Résultat, jusqu’ici, le biologiste médical est souvent cantonné au rôle de fournisseur d’analyse sans être réellement impliqué dans les démarches globales de dépistage et de prévention. Pourtant, les biologistes médicaux proposent un maillage territorial essentiel. Les laboratoires de biologie médicale produisent les données biologiques des patients : une mine pour toutes les politiques de dépistage, mais aussi de prévention et de vigilance sanitaire conçues et promues par les autorités, via Santé publique France. Les biologistes médicaux sont mal récompensés de leurs efforts. « Les LBM ont peu de retours sur l’impact de leurs contributions en matière de prévention et des suites qui leur sont données, notamment de la part des ARS. Cela ne leur permet malheureusement pas d’être plus investis en matière de prévention primaire vers les patients », regrette la virologue au CHU de Nantes.
Mieux valoriser leur participation
Rectifier le tir ne serait pourtant pas très compliqué. Par exemple, suggère le Professeur Ferré, le Bulletin épidémiologie hebdomadaire (BEH) pourrait utilement mentionner qu’ils sont à l’origine de certaines données. « Ce serait là la reconnaissance du maillage territorial que les laboratoires assurent et de la mission parfois chronophage qu’ils assument en participant aux déclarations obligatoires de pathologie. »
Autre piste sérieusement étudiée : donner aux biologistes médicaux plus d’autonomie en matière de prévention et de dépistage et la possibilité d’être à l’initiative d’examens biologiques lorsqu’ils estiment que les signes cliniques et biologiques d’un patient le requièrent. La proximité des LBM de ville auprès des populations est ici un atout précieux dans la mesure où, précise Virginie Ferré, « les gens ne se rendent pas forcément à l’hôpital pour se faire dépister ».
Prévention secondaire et tertiaire
Les biologistes médicaux y sont prêts. D’autant que, sur le terrain, les biologistes médicaux participent déjà à la prévention. Ils interviennent en prévention secondaire, via des examens de dépistage, essentiellement pour ce qui est des pathologies infectieuses et métaboliques ainsi que pour le diabète.
Ils ont également un rôle important en prévention tertiaire, laquelle a trait aux complications et aux risques de récidive. Là, les biologistes assument un rôle clinico-médical de suivi des pathologies, mais aussi en informant les patients sur les risques de transmission.

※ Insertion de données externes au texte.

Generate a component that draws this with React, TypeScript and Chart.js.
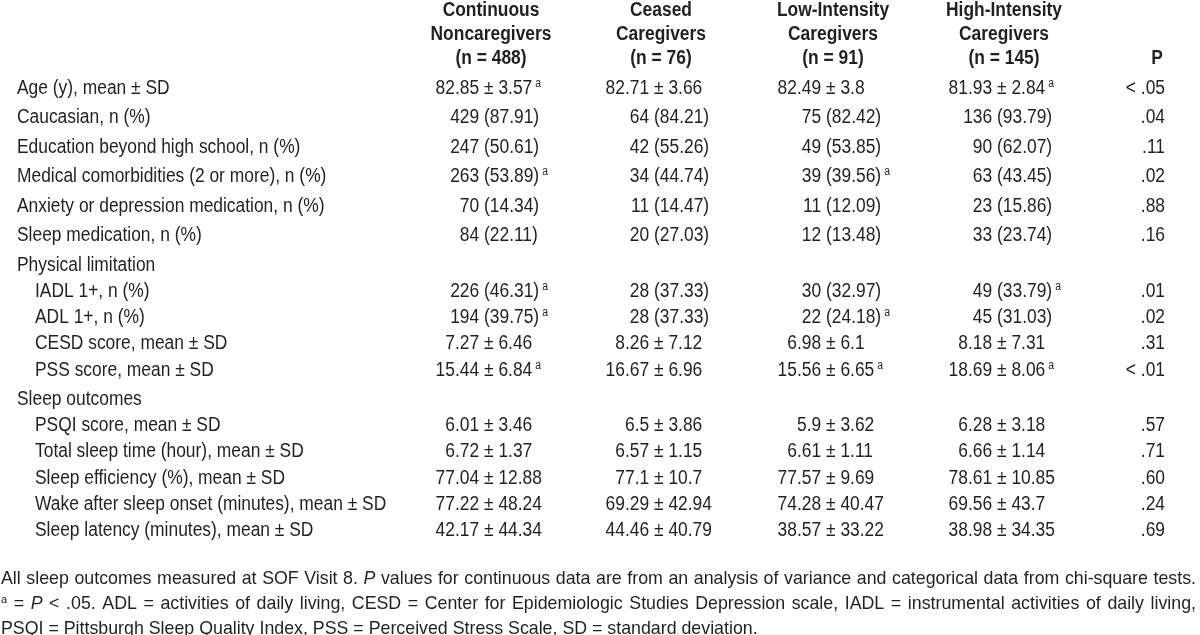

Aller plus loin et mieux intégrer les biologistes médicaux aux campagnes officielles fait son chemin. « Le ministère de la Santé et Santé publique France entendent maintenant mettre l’accent sur la prévention et sont prêts à ce que tous les acteurs du système de santé investissent ce champ », assure le Professeur Ferré. Reste à régler le problème du modèle économique. Les syndicats représentatifs de la profession en discutent depuis plusieurs lois tant avec le ministère qu’avec l’Assurance maladie. Autant de pistes qui seront abordées lors des conférences des JIB 2019.

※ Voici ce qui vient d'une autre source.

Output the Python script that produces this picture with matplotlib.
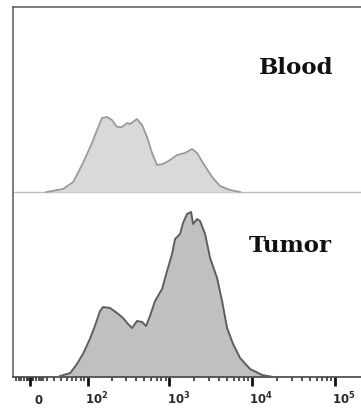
import numpy as np
import matplotlib
matplotlib.use("Agg")
import matplotlib.pyplot as plt
from matplotlib.transforms import ScaledTranslation

# ---------------- data ----------------
blood_x = [20, 44, 63, 86, 113, 131, 151, 175, 201, 232, 267, 307, 334, 406, 468,
           538, 618, 711, 839, 1020, 1240, 1548, 1884, 2163, 2555, 3280, 4100, 5420, 7150]
blood_y = [0, 6, 20, 58, 98, 124, 148, 150, 144, 130, 130, 138, 136, 146, 134,
           110, 78, 54, 56, 64, 74, 78, 86, 78, 58, 30, 12, 4, 0]

tumor_x = [39, 57, 71, 86, 106, 123, 143, 156, 190, 232, 275, 316, 354, 406, 468,
           523, 584, 672, 817, 939, 1079, 1173, 1348, 1465, 1637, 1831, 1935, 2163,
           2350, 2703, 3107, 3770, 4333, 4980, 5886, 7150, 9440, 13190, 17900]
tumor_y = [2, 8, 26, 46, 76, 102, 132, 140, 138, 128, 118, 106, 98, 112, 110,
           102, 122, 152, 176, 212, 246, 276, 286, 308, 326, 330, 306, 316,
           312, 286, 238, 198, 152, 98, 66, 38, 16, 4, 0]

labels = ["Blood", "Tumor"]
major_ticks = [0, 1e2, 1e3, 1e4, 1e5]
major_labels = [r"$\mathbf{0}$", r"$\mathbf{10^{2}}$", r"$\mathbf{10^{3}}$",
                r"$\mathbf{10^{4}}$", r"$\mathbf{10^{5}}$"]
near_zero_ticks = [-16, -13, -10, -7, -4, -2, 2, 4, 7, 10, 13, 16]
minor_ticks = (near_zero_ticks + [k * 10 for k in range(2, 10)] +
               [k * 100 for k in range(2, 10)] + [k * 1000 for k in range(2, 10)] +
               [k * 10000 for k in range(2, 10)])
offset = 370

# ---------------- scale ----------------
W = 41.6
def fwd(x):
    return np.arcsinh(np.asarray(x, dtype=float) / W) / np.log(10)
def inv(u):
    return W * np.sinh(np.asarray(u, dtype=float) * np.log(10))

fig = plt.figure(figsize=(3.61, 4.15), dpi=100)
ax = fig.add_axes([12.5 / 361, 38 / 415, (361 - 12.5) / 361, (377 - 7) / 415])
ax.set_xscale("function", functions=(fwd, inv))
ax.set_xlim(-21, 2.06e5)
ax.set_ylim(0, 2 * offset)

# Blood (upper, offset)
ax.axhline(offset, color="#bdbdbd", lw=1.0, zorder=1)
ax.fill_between(blood_x, offset, np.array(blood_y) + offset, color="#d9d9d9", lw=0, zorder=2)
ax.plot(blood_x, np.array(blood_y) + offset, color="#9a9a9a", lw=1.3, zorder=3)

# Tumor (lower)
ax.fill_between(tumor_x, 0, tumor_y, color="#c0c0c0", lw=0, zorder=2)
ax.plot(tumor_x, tumor_y, color="#5e5e5e", lw=1.4, zorder=3)

ax.text(333 / 361, (415 - 74) / 415, labels[0], transform=fig.transFigure,
        ha="right", va="baseline", fontsize=16.5, fontweight="bold",
        family="DejaVu Serif", color="#111111")
ax.text(332 / 361, (415 - 252) / 415, labels[1], transform=fig.transFigure,
        ha="right", va="baseline", fontsize=16.5, fontweight="bold",
        family="DejaVu Serif", color="#111111")

ax.spines["right"].set_visible(False)
ax.spines["top"].set_color("#666666")
ax.spines["left"].set_color("#666666")
ax.spines["top"].set_linewidth(1.2)
ax.spines["left"].set_linewidth(1.2)
ax.spines["bottom"].set_color("#444444")
ax.spines["bottom"].set_linewidth(1.2)

ax.set_yticks([])
ax.set_xticks(major_ticks)
ax.set_xticklabels(major_labels)
ax.set_xticks(minor_ticks, minor=True)
ax.tick_params(axis="x", which="major", direction="out", length=6.5, width=2.0,
               color="#111111", labelsize=8.5, labelcolor="#2a2a2a", pad=13)
ax.tick_params(axis="x", which="minor", direction="out", length=3.2, width=1.1,
               color="#222222")
for lab in ax.get_xticklabels():
    lab.set_verticalalignment("baseline")
    lab.set_transform(lab.get_transform() + ScaledTranslation(9 / 100, 0, fig.dpi_scale_trans))

fig.savefig("out.png", dpi=100)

Le Professeur Jean-Michel Halimi est néphrologue, Chef de service au CHU de Tours. Il travaille étroitement avec les biologistes médicaux hospitaliers et libéraux dans le cadre du dépistage et du suivi des patients atteints d’Insuffisance rénale chronique (IRC). Pour lui, l’innovation en biologie doit autant favoriser le dialogue entre le biologiste et le médecin que des rendus de résultats qui améliorent la fiabilité du diagnostic.
Le dépistage et la prise en charge des patients atteints d’Insuffisance rénale chronique (IRC) feront l’objet de deux rendez-vous lors du Congrès :
- L’un s’interrogera sur le fait de savoir si la créatinine plasmatique sera encore le gold standard demain ?
- Le second permettra de découvrir les dispositifs mis sur pied par les URPS de biologistes Centre-Val de Loire et PACA avec les médecins pour optimiser le dépistage et le suivi de l’IRC.